# The vector space of all functions of type $f:\mathbb{R} \rightarrow \mathbb{R}$

I am looking to describe all functions of type $f:\mathbb{R} \rightarrow \mathbb{R}$ as a vector space. Is this possible? What is a basis? Can I write any function of this type as $$g(x) = \int^{\infty}_{-\infty}a(k)sin(kx) + b(k)cos(kx)dk$$ for $a(k), b(k) \in \mathbb{R}$, and $k, \in \mathbb{R}$. I am assuming that $sin(kx)$ is a basis for this function space.

Let's suppose we have a basis of cardinality $Card(\mathbb{R})$, call it $B = \{b_1(kx), b_2(kx), \ldots \}, k \in \mathbb{R}$.

I don't understand why people are saying that the vector is a finite linear combination, but I can write a general function as

$$g(x) = \int^{\infty}_{-\infty}a_1(k)b_1(kx)+ a_2(k)b_2(kx) + \ldots dk$$

This seems like a continuous combination. Can someone explain this?

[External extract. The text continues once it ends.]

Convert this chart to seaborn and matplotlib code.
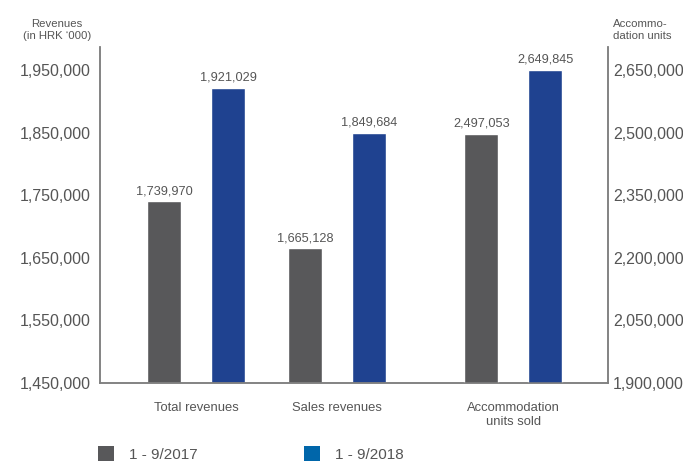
import pandas as pd
import matplotlib.pyplot as plt
import seaborn as sns
from matplotlib.patches import Patch

sns.set_theme(style="white")
plt.rcParams["font.family"] = ["Liberation Sans", "DejaVu Sans"]

# data
periods = ["1 - 9/2017", "1 - 9/2018"]
categories = ["Total revenues", "Sales revenues", "Accommodation\nunits sold"]
rev_2017 = [1739970, 1665128]
rev_2018 = [1921029, 1849684]
units_2017 = [2497053]
units_2018 = [2649845]

left_ticks = [1450000, 1550000, 1650000, 1750000, 1850000, 1950000]
right_ticks = [1900000, 2050000, 2200000, 2350000, 2500000, 2650000]

# layout: third group sits a bit further away
cat_pos = [0, 1, 2.25]

bar_colors = {"1 - 9/2017": "#58585a", "1 - 9/2018": "#1f4290"}
legend_colors = ["#58585a", "#0066aa"]
txt = "#555555"
spine_c = "#808080"

df_rev = pd.DataFrame({
    "pos": cat_pos[:2] * 2,
    "value": rev_2017 + rev_2018,
    "period": [periods[0]] * 2 + [periods[1]] * 2,
})
df_units = pd.DataFrame({
    "pos": cat_pos[2:] * 2,
    "value": units_2017 + units_2018,
    "period": [periods[0], periods[1]],
})

fig = plt.figure(figsize=(6.83, 4.62), dpi=100)
ax = fig.add_axes([100 / 683, 1 - 383 / 462, 508 / 683, 336 / 462])
ax2 = ax.twinx()

common = dict(x="pos", y="value", hue="period", hue_order=periods,
              palette=bar_colors, native_scale=True, width=0.908, gap=0.47,
              saturation=1, errorbar=None, legend=False)
sns.barplot(data=df_rev, ax=ax, **common)
sns.barplot(data=df_units, ax=ax2, **common)

ax.set_ylim(1450000, 1986700)
ax2.set_ylim(1900000, 2705000)
ax.set_xlim(-0.681, 2.922)
ax2.set_xlim(-0.681, 2.922)

for a in (ax, ax2):
    for c in a.containers:
        a.bar_label(c, fmt="{:,.0f}", padding=3, fontsize=9.2, color=txt)
    a.set_xlabel("")
    a.set_ylabel("")
    a.grid(False)
    for s in a.spines.values():
        s.set_color(spine_c)
        s.set_linewidth(1.1)
    a.spines["top"].set_visible(False)

ax.set_xticks(cat_pos, categories)
ax.tick_params(axis="x", length=0, pad=14, labelsize=9.4, labelcolor=txt)
ax.set_yticks(left_ticks, [f"{v:,}" for v in left_ticks])
ax.tick_params(axis="y", length=0, pad=6.5, labelsize=11.5, labelcolor=txt)
ax2.set_yticks(right_ticks, [f"{v:,}" for v in right_ticks])
ax2.tick_params(axis="y", length=0, pad=3.6, labelsize=11.5, labelcolor=txt)

fig.text(57 / 683, 1 - 30 / 462, "Revenues\n(in HRK \u2018000)", ha="center",
         va="center", fontsize=8.2, color=txt, linespacing=1.25)
fig.text(613 / 683, 1 - 30 / 462, "Accommo-\ndation units", ha="left",
         va="center", fontsize=8.2, color=txt, linespacing=1.25)

handles = [Patch(facecolor=c, edgecolor="none") for c in legend_colors]
fig.legend(handles, periods, loc="center left",
           bbox_to_anchor=(98 / 683, 1 - 454 / 462), ncol=2, frameon=False,
           fontsize=11, labelcolor=txt, handlelength=1.05, handleheight=1.05,
           handletextpad=0.95, columnspacing=7.0, borderpad=0,
           borderaxespad=0)

fig.savefig("out.png", dpi=100)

• Calling that integral $f(x)$, what is $f(-x)$? Can you write $\cos x$ as some integral of that type? – AHusain Aug 8 '18 at 16:21

You can certainly define it as a vector space over the reals with pointwise addition as the addition of vectors, multiplication by reals as multiplication by elements of the field. You can verify all the axioms for a vector space. The additive identity is the zero function, inverses are the negative of the function, and so on.

Finding a basis is difficult. We only allow finite sums of basis vectors in a representation. The basis has to have the cardinality of the continuum.

You could also define the vector space that is spanned by the functions $\sin (kx)$. That is a fine vector space but it is missing many of the functions from $\Bbb R$ to $\Bbb R$. Because we only allow finite sums of basis elements, all the functions in this space are continuous.

It depends on how you define “to describe”. Saying that it is the set of all functions from $\mathbb R$ into itself is a perfectly fine description. But don't expect to find an easy-to-describe basis of that space. And, no, the functions $x\mapsto\sin(kx)$ don't form a basis of this space. For instance, all those functions are odd, and therefore no even function (other than the null function) can be expressed as a linear combination of some of them.